Start of Raw data
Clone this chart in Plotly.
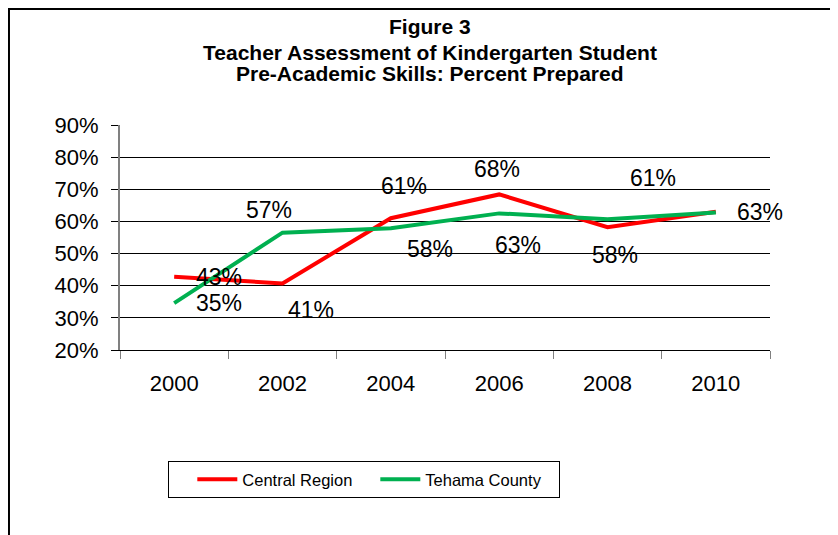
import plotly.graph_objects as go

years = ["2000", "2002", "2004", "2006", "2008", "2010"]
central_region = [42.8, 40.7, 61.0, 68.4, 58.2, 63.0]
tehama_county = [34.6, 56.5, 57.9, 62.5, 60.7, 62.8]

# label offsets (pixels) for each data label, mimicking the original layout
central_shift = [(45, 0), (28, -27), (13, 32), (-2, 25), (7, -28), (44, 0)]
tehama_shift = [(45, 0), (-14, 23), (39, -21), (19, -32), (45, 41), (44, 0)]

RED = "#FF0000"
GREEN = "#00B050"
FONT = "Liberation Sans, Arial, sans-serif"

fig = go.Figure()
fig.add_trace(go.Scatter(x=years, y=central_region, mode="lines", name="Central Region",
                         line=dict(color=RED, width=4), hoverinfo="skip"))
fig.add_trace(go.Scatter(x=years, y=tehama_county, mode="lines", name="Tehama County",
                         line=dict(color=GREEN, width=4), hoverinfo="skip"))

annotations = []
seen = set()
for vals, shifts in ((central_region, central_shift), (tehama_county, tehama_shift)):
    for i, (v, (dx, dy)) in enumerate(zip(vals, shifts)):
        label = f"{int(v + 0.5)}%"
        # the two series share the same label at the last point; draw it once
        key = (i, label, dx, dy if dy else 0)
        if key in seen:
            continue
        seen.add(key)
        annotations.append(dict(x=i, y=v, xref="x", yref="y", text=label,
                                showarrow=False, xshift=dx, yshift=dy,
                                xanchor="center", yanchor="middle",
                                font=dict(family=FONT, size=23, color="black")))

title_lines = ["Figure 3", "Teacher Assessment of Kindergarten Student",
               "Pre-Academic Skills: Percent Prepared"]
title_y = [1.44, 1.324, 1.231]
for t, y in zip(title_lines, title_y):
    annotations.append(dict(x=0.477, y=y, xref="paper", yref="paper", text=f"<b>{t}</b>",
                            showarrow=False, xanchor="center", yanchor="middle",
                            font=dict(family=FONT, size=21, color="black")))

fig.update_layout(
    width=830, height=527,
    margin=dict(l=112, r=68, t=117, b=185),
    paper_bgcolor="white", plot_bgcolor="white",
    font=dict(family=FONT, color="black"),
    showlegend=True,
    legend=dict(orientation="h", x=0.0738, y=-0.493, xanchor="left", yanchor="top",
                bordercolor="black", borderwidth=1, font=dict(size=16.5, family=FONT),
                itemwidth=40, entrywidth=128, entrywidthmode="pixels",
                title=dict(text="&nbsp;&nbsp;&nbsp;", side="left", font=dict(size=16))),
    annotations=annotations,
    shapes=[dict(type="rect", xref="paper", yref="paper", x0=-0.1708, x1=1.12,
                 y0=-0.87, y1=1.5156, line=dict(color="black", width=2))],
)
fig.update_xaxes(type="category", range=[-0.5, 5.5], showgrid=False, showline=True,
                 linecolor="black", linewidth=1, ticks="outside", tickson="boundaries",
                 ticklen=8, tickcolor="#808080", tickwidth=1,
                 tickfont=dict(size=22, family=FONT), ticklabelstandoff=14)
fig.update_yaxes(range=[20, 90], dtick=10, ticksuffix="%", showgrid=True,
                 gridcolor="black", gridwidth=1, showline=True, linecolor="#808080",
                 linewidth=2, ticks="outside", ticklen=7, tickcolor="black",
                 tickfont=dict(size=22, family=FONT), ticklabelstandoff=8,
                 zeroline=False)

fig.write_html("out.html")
End of Raw data
**Task brief**
Please write out all of the material above without changing a word, and omit any pictures.

**Solution to this task**
Clone this chart in Plotly.
import plotly.graph_objects as go

years = ["2000", "2002", "2004", "2006", "2008", "2010"]
central_region = [42.8, 40.7, 61.0, 68.4, 58.2, 63.0]
tehama_county = [34.6, 56.5, 57.9, 62.5, 60.7, 62.8]

# label offsets (pixels) for each data label, mimicking the original layout
central_shift = [(45, 0), (28, -27), (13, 32), (-2, 25), (7, -28), (44, 0)]
tehama_shift = [(45, 0), (-14, 23), (39, -21), (19, -32), (45, 41), (44, 0)]

RED = "#FF0000"
GREEN = "#00B050"
FONT = "Liberation Sans, Arial, sans-serif"

fig = go.Figure()
fig.add_trace(go.Scatter(x=years, y=central_region, mode="lines", name="Central Region",
                         line=dict(color=RED, width=4), hoverinfo="skip"))
fig.add_trace(go.Scatter(x=years, y=tehama_county, mode="lines", name="Tehama County",
                         line=dict(color=GREEN, width=4), hoverinfo="skip"))

annotations = []
seen = set()
for vals, shifts in ((central_region, central_shift), (tehama_county, tehama_shift)):
    for i, (v, (dx, dy)) in enumerate(zip(vals, shifts)):
        label = f"{int(v + 0.5)}%"
        # the two series share the same label at the last point; draw it once
        key = (i, label, dx, dy if dy else 0)
        if key in seen:
            continue
        seen.add(key)
        annotations.append(dict(x=i, y=v, xref="x", yref="y", text=label,
                                showarrow=False, xshift=dx, yshift=dy,
                                xanchor="center", yanchor="middle",
                                font=dict(family=FONT, size=23, color="black")))

title_lines = ["Figure 3", "Teacher Assessment of Kindergarten Student",
               "Pre-Academic Skills: Percent Prepared"]
title_y = [1.44, 1.324, 1.231]
for t, y in zip(title_lines, title_y):
    annotations.append(dict(x=0.477, y=y, xref="paper", yref="paper", text=f"<b>{t}</b>",
                            showarrow=False, xanchor="center", yanchor="middle",
                            font=dict(family=FONT, size=21, color="black")))

fig.update_layout(
    width=830, height=527,
    margin=dict(l=112, r=68, t=117, b=185),
    paper_bgcolor="white", plot_bgcolor="white",
    font=dict(family=FONT, color="black"),
    showlegend=True,
    legend=dict(orientation="h", x=0.0738, y=-0.493, xanchor="left", yanchor="top",
                bordercolor="black", borderwidth=1, font=dict(size=16.5, family=FONT),
                itemwidth=40, entrywidth=128, entrywidthmode="pixels",
                title=dict(text="&nbsp;&nbsp;&nbsp;", side="left", font=dict(size=16))),
    annotations=annotations,
    shapes=[dict(type="rect", xref="paper", yref="paper", x0=-0.1708, x1=1.12,
                 y0=-0.87, y1=1.5156, line=dict(color="black", width=2))],
)
fig.update_xaxes(type="category", range=[-0.5, 5.5], showgrid=False, showline=True,
                 linecolor="black", linewidth=1, ticks="outside", tickson="boundaries",
                 ticklen=8, tickcolor="#808080", tickwidth=1,
                 tickfont=dict(size=22, family=FONT), ticklabelstandoff=14)
fig.update_yaxes(range=[20, 90], dtick=10, ticksuffix="%", showgrid=True,
                 gridcolor="black", gridwidth=1, showline=True, linecolor="#808080",
                 linewidth=2, ticks="outside", ticklen=7, tickcolor="black",
                 tickfont=dict(size=22, family=FONT), ticklabelstandoff=8,
                 zeroline=False)

fig.write_html("out.html")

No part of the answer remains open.